Our study differed from most prior genetic association studies of CXCL12 by including multiple SNPs that captured a substantial amount of the common variation in the gene. We provide evidence for an association between genetic variation in CXCL12 and cervical cancer risk that joins a growing field of research suggesting that genetic variation in cytokines may contribute to oncogenic outcomes of viral infection (eg., (Cordano, Lake et al. 2005; Deshpande, Nolan et al. 2005; Tseng, Lin et al. 2006). Further population-based studies are warranted to test these results. The minimal haplotype associated with an altered risk of cervical cancer in our study was defined by SNPs located in the 5’ UTR (rs17885289), between exons 2 and 3 (rs266085), and in the 3’ UTR (rs266093).
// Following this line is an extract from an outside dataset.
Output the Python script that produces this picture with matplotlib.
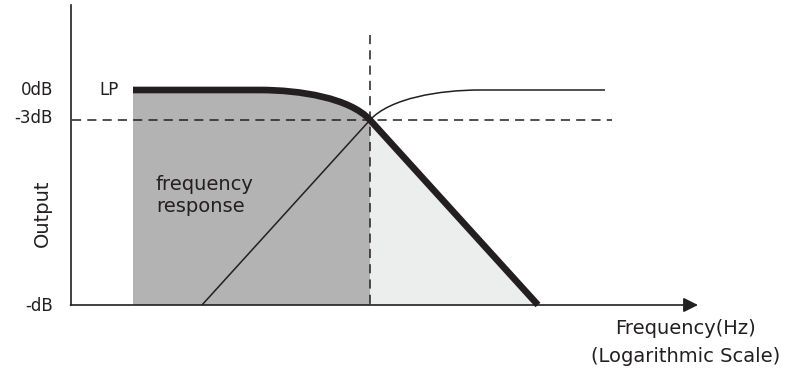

These SNP locations are consistent with multiple possible etiologic mechanisms including regulation of CXCL12 induction and alternative splicing. Laboratory experiments similar to those performed by Kimura et al. (2005) would be needed to examine the effect of SNP genotypes on CXCL12 induction and the distribution of CXCL12 splice variants in cell culture (Kimura, Nishioka et al. 2005). Furthermore, planned future work includes investigating associations between genotypes of the receptor CXCR4 and cervical cancer risk, both alone and in combination with CXCL12 genotypes.
Funding for this work was provided by training grants (R25CA094880) from the National Institutes for Health and (T32HG00035) from the National Human Genome Research Institute to SNM, research and program project grants (R01CA112512, P01CA04279) and contract N01-PC-35412 from the National Cancer Institute, the University of Washington Center for Ecogenetics and Environmental Health (P30ES07033), and institutional funds from the Fred Hutchinson Cancer Research Center.